Comment parler du Sénégal après les atrocités que nous venons de vivre ? Comment réussir à faire entendre ce qui peut encore être dit sans que sa parole ne soit emportée par cette nuée démoniaque qui plane au-dessus de nous depuis quelque temps, sans que sa parole ne soit absorbée par l’enfer de la banalité, dont l’horreur de certains crimes odieux ont su s’entourer en nous entraînant parfois dans leur silence coupable ?
Ne convient-il pas de consacrer aux phénomènes d’assassinats gratuits et de viols qui jalonnent notre quotidien quelques lignes ?

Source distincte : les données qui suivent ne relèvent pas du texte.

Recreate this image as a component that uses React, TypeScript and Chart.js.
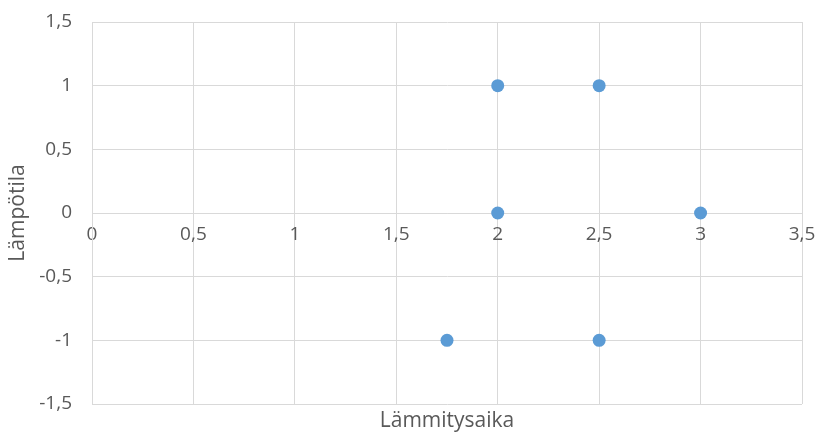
import React, { useEffect, useRef } from "react";
import { Chart, registerables } from "chart.js";

Chart.register(...registerables);

const xValues = [2, 2.5, 2, 3, 1.75, 2.5];
const yValues = [1, 1, 0, 0, -1, -1];
const xTitle = "Lämmitysaika";
const yTitle = "Lämpötila";

const FONT = "'Open Sans', 'Liberation Sans', sans-serif";
const fmt = (v: number) => String(v).replace(".", ",");

const titlesPlugin = {
  id: "axisTitles",
  afterDraw(chart: any) {
    const { ctx, chartArea } = chart;
    ctx.save();
    ctx.fillStyle = "#595959";
    ctx.font = `21px ${FONT}`;
    ctx.textAlign = "center";
    ctx.textBaseline = "middle";
    ctx.fillText(xTitle, (chartArea.left + chartArea.right) / 2, 421);
    ctx.translate(18, (chartArea.top + chartArea.bottom) / 2);
    ctx.rotate(-Math.PI / 2);
    ctx.fillText(yTitle, 0, 0);
    ctx.restore();
  },
};

export default function App() {
  const ref = useRef<HTMLCanvasElement | null>(null);
  useEffect(() => {
    if (!ref.current) return;
    const chart = new Chart(ref.current, {
      type: "scatter",
      data: {
        datasets: [
          {
            data: xValues.map((x, i) => ({ x, y: yValues[i] })),
            backgroundColor: "#5b9bd5",
            borderColor: "#5b9bd5",
            pointRadius: 6.5,
            pointHoverRadius: 6.5,
            borderWidth: 0,
          },
        ],
      },
      plugins: [titlesPlugin],
      options: {
        animation: false,
        responsive: false,
        maintainAspectRatio: false,
        layout: { padding: { top: 22, right: 14, bottom: 32, left: 0 } },
        plugins: { legend: { display: false }, tooltip: { enabled: false }, title: { display: false } },
        scales: {
          x: {
            type: "linear",
            position: { y: 0 } as any,
            min: 0,
            max: 3.5,
            afterFit: (s: any) => {
              s.paddingLeft = 0;
              s.paddingRight = 0;
              s.paddingTop = 0;
              s.paddingBottom = 0;
            },
            ticks: {
              stepSize: 0.5,
              padding: 10,
              color: "#595959",
              font: { family: FONT, size: 19 },
              callback: (v: any) => fmt(Number(v)),
            },
            grid: { color: "#d9d9d9", lineWidth: 1, drawTicks: false },
            border: { color: "#d9d9d9", width: 1 },
          },
          y: {
            type: "linear",
            position: "left",
            min: -1.5,
            max: 1.5,
            afterFit: (s: any) => {
              s.width = 92;
              s.paddingTop = 0;
              s.paddingBottom = 0;
              s.paddingLeft = 0;
              s.paddingRight = 0;
            },
            ticks: {
              stepSize: 0.5,
              padding: 20,
              color: "#595959",
              font: { family: FONT, size: 19 },
              callback: (v: any) => fmt(Number(v)),
            },
            grid: { color: "#d9d9d9", lineWidth: 1, drawTicks: false },
            border: { color: "#d9d9d9", width: 1 },
          },
        },
      },
    });
    return () => chart.destroy();
  }, []);
  return (
    <div style={{ position: "fixed", left: 0, top: 0, width: 816, height: 436, background: "#fff" }}>
      <canvas ref={ref} width={816} height={436} style={{ width: 816, height: 436 }} />
    </div>
  );
}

Loin de nous l’idée de moraliser qui que ce soit, en nous érigeant en donneur de leçons ! Mais plutôt, essayons simplement de comprendre ce qui nous fait vivre ! Et il est avéré que nous ne trouvons qu’une raison à cette interrogation : l’amour, même si ce n’est pas la même sorte d’amour, ni l’amour des mêmes choses. Comme le pensait Freud, le père de la psychanalyse : Eros est premier. Mais quel horrible sacrifice, fait de drames maculés du sang de la honte, accompagne de nos jours notre représentation de cette culture de «Téranga» dont nous nous targuons et dont le soubassement puise loin dans l’ouverture et l’empathie !

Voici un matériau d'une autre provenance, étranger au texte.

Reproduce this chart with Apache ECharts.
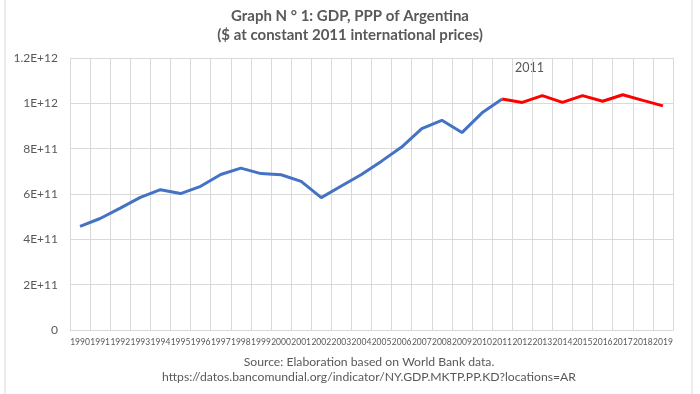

Il est manifeste que ce qui se passe au Sénégal depuis quelque temps inspire la peur. Et si nous restons chacun enfermé dans notre petit pré-carré, nous marquons notre infidélité à ce que l’humanité a produit de meilleur : la compassion. C’est à ce niveau que toutes les traditions se rencontrent, convergent pour traduire le mieux l’expression d’une humanité basée sur un amour libéré de l’ego.
Dans le tragique de l’existence que nous vivons, osons poser la question du sens ! Et à cet effet, travailler à se rendre digne d’une vie commune où la violence (si présente de nos jours dans nos espaces) n’aurait plus une raison d’être nous apparaît donc comme un sens possible à conquérir pour l’affirmation de notre humanité.

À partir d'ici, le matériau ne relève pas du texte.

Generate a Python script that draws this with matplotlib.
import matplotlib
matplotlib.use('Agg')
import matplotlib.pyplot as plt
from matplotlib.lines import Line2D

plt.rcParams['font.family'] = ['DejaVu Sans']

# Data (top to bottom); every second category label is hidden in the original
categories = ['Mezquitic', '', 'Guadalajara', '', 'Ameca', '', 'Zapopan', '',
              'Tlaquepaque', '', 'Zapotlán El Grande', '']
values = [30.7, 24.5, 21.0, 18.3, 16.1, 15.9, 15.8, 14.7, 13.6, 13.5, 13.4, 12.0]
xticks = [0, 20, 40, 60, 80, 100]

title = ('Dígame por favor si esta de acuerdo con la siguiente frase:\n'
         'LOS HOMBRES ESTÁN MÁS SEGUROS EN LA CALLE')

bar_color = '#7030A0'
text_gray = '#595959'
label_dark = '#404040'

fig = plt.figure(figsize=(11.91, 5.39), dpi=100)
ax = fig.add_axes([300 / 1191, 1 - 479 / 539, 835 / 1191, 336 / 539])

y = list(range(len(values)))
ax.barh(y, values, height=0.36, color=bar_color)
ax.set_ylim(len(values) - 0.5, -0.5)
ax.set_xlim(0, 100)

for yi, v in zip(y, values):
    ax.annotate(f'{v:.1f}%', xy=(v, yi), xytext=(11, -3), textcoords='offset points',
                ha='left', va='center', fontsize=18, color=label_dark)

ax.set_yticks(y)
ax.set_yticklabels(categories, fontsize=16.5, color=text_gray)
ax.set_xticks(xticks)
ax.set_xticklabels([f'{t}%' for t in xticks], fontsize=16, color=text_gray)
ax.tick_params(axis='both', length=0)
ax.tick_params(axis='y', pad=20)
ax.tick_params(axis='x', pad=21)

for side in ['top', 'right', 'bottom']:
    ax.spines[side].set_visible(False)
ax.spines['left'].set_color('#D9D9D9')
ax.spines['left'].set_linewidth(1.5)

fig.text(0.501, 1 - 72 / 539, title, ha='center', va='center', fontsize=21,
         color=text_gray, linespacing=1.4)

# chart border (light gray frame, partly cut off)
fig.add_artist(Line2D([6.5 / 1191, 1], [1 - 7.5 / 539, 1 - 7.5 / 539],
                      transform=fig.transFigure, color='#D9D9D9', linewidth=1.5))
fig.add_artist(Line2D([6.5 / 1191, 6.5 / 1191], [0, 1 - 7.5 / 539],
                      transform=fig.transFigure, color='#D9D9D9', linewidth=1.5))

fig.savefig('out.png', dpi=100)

Le terme de «violence» si commun de nos jours convient-il à notre culture ? Et cet excès qui le caractérise ne peut-il pas être combattu si tant est que le souci de l’intérêt général définit le sens du devoir de l’humain. Par où l’on voit qu’on ne peut faire ici l’économie d’une réflexion sur le «sens». Et comme nous le disions tantôt, ce qui donne sens à nos vies, c’est l’amour.
Et parler d’amour, c’est faire référence à l’autre, parce qu’au-delà de notre ego, de notre Moi tout puissant, il y a un au-delà du Moi qui se trouve chez un autrui. C’est ce qu’enseignent toutes les religions.
Nous devons ainsi opérer une sorte de révolution qui conduise à l’éradication de la violence sous toutes ses formes en sensibilisant notre société sur un certain nombre d’idéaux éthiques, en repensant l’humain. Parce que la barbarie est à nos portes, nous devons refuser cet horrible catalogue. L’actuelle barbarie qui secoue notre société n’a pas été héritée de l’histoire de notre pays. Ce n’est donc pas un trait spécifique attribuable à une «personnalité» sénégalaise, à l’instar de celle inventée par les psychiatres pour qualifier certains monstres de l’histoire.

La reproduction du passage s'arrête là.